Point-of-Care Diagnostics for Faster Patient Outreach

In the past few decades, medical sciences and technology have made strides that lead to the establishment of specialized hospitals with all devices necessary for the diagnosis and treatment of illnesses, disorders, and conditions.

Recent innovations have to lead to a reduction in weight and volume and enhancement in portability of diagnostic equipment. This shifted the focus of healthcare professionals back to expeditious and personalized diagnosis.

At the center of Point-of-Care diagnostics is early detection and prevention of diseases, as well as management of several chronic conditions that hitherto were possible only at standard facilities and with bulky medical equipment.

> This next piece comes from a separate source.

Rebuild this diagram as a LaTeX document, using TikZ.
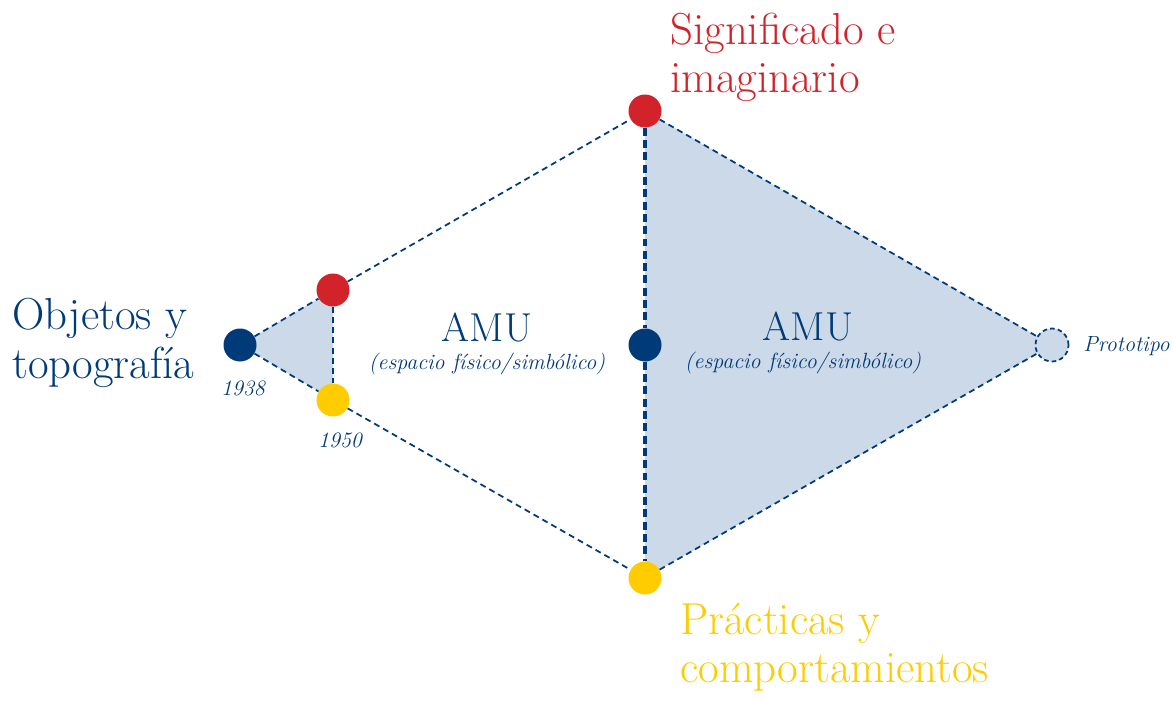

Trends in Point-of-Care Diagnostics

Point-of-Care Diagnostics makes possible highly accurate and professional diagnosis using miniaturized equipment at any desired location. Technology has enabled fast reading of the patient’s response to medicines.

  1. Recent trends in point-of-care diagnostics are shifting towards the development of sensors and microsystems and low-cost imaging technologies for point-of-care testing. These instruments combine analytical functions into self-contained, portable devices that can detect and diagnose disease and enable the selection of optimal therapies through patient screening and be monitoring their response to treatments.
  2. Latest sensor technologies are enabling the rapid analysis of blood samples for critical care assay screenings, including blood chemistry, electrolytes, blood gases, and hematology.
  3. Point-of-care biosensors are making progress by leaps and bounds. Biosensors are used in blood toxicology and drug screenings, measurement of blood cells and blood coagulations, bedside diagnosis of heart diseases through detection of cardiac markers in the blood and glucose self-testing.
  4. Diagnosis and treatment of cancer are also on the cards for point-of-care Point-of-care can now also be used for the early detection of cancer by capturing and analyzing Circulating Tumour Cells (CTCs).
  5. The invention of microfluidic devices for capturing CTCs from whole blood is revolutionized cancer biology research.
  6. Lab-on-a-chip is being projected as the future of diagnosis. Nanofluidic devices invented less than a decade ago, are now finding applications in the biomedical field. Its integration with microfluidic systems (lab-on-a-chip) is finding applications in analyzing and separating biomolecules such as DNA.

Conclusion

Point-of-care methods are currently being employed to discover ways to modify the efficacy of diet in infants with genetic growth disorders. These ways include the development of a special type of chemical sensor that detects these disorders through a small blood sample.

A major roadblock in developing futuristic devices is cost. Efforts are being made to devise technology, concept, and materials in such a way that it brings down the cost of mass producing equipment.

Apart from reducing costs, the bigger idea of having point-of-care diagnostics is to someday diagnose, treat or prevent any and all diseases and disorders in order to reduce mortality rates and provide affordable healthcare to all.